Striking portraits of artists who pioneered the modernist movement in St Ives are among a collection of photographs that have gone on show in Plymouth.
Patrick Heron, Peter Lanyon, Barbara Hepworth, Terry Frost and Bernard Leach were all captured by the lens of avant-garde photographer Ida Kar during the early 1960s.
The exhibition at Plymouth City Museum and Art Gallery charts Kar's career from her early days in Paris to the height of her success in London. She spent some time in West Cornwall during the 1960s, where she set up a series of portrait sessions with some of the town's prominent modern painters and sculptors. The result of a commission from Tatler, her photographs first appeared in the magazine under the title Le Quartier St Ives.
A number of paintings by St Ives artists from Plymouth City Museum's collection are hung alongside Kar's portraits.
Exhibitions co-ordinator Kate Johnson said: "Despite receiving critical acclaim from her contemporaries, Ida Kar remains surprisingly little known today, yet she was instrumental in encouraging the acceptance of photography as fine art. Her portraits offer a fascinating insight into post-war cultural life and her subjects include some of the most celebrated figures from the literary and art worlds of 1950s and 1960s Europe, Russia and St Ives."
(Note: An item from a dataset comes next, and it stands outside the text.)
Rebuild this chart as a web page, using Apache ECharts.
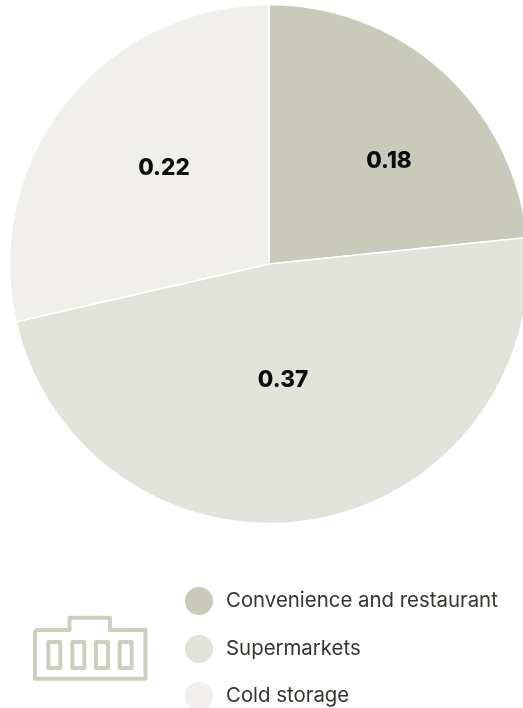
<!DOCTYPE html>
<html>
<head>
<meta charset="utf-8">
<style>html,body{margin:0;padding:0;background:#fff}#chart{width:523px;height:708px}</style>
<script src="https://cdn.jsdelivr.net/npm/echarts@6/dist/echarts.min.js"></script>
</head>
<body>
<div id="chart"></div>
<script>
// Store formats and their shares
const categories = ['Convenience and restaurant', 'Supermarkets', 'Cold storage'];
const shares = [0.18, 0.37, 0.22];
const colors = ['#C9CAB9', '#E2E3DA', '#F0EFEB'];

// Where each share label sits on the canvas
const labelSpots = [[389, 161], [283, 380], [164, 168]];
const legendTops = [585, 633, 680];

const iconColor = '#CDCEBE';
const iconStyle = { stroke: iconColor, lineWidth: 4, fill: 'none', lineJoin: 'round' };
const iconWindows = [48.3, 72.3, 96, 119.7];

const chart = echarts.init(document.getElementById('chart'), null, { renderer: 'canvas' });
chart.setOption({
  animation: false,
  backgroundColor: '#ffffff',
  color: colors,
  // One legend block per row so the last row can run to the canvas edge
  legend: categories.map((name, i) => ({
    orient: 'vertical',
    left: 183,
    top: legendTops[i],
    padding: 0,
    itemWidth: 30,
    itemHeight: 30,
    icon: 'circle',
    data: [name],
    textStyle: { fontFamily: 'Inter', fontSize: 20.4, color: '#36342E', padding: [0, 0, 0, 7] }
  })),
  series: [{
    type: 'pie',
    center: [269, 264],
    radius: [0, 259.5],
    startAngle: 90,
    clockwise: true,
    silent: true,
    data: categories.map((name, i) => ({ name, value: shares[i] })),
    itemStyle: { borderColor: '#ffffff', borderWidth: 1.5 },
    label: {
      show: true,
      position: 'inside',
      formatter: p => p.value.toFixed(2),
      fontFamily: 'Inter',
      fontWeight: 800,
      fontSize: 22.5,
      color: '#0c0c0c',
      align: 'center',
      verticalAlign: 'middle'
    },
    labelLine: { show: false },
    labelLayout: p => ({ x: labelSpots[p.dataIndex][0], y: labelSpots[p.dataIndex][1], align: 'center', verticalAlign: 'middle' })
  }],
  graphic: [
    {
      type: 'polyline',
      shape: { points: [[35, 630], [69.5, 630], [69.5, 617.7], [110, 617.7], [110, 630], [145.5, 630], [145.5, 678.7], [35, 678.7], [35, 630]] },
      style: iconStyle
    },
    ...iconWindows.map(x => ({
      type: 'rect',
      shape: { x, y: 642, width: 12, height: 26 },
      style: iconStyle
    }))
  ]
});
</script>
</body>
</html>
Born in Russia to Armenian parents in 1908, Ida Kar studied in Paris, before moving to Cairo in the 1930s and to London in 1945, where she met her husband, Victor Musgrave, a poet, art dealer and curator. Her first solo exhibition in London was called Forty Artists From London And Paris, while a retrospective at the Whitechapel Art Gallery in 1960 brought her much critical success. She died in London in 1974.
Sandy Nairne, director of the National Portrait Gallery, which commissioned the current retrospective, said: "Ida Kar was a great portrait photographer and a fascinating, cosmopolitan figure who documented the post-war cultural scene. Following on from our own exhibition, I am delighted that we have been able to work with Plymouth City Museum and Art Gallery to continue to bring her work to a wider audience."
Plymouth City Museum and Art Gallery is holding a lunchtime talk by Clare Freestone, associate curator of photographs at the National Portrait Gallery, on Tuesday January 29.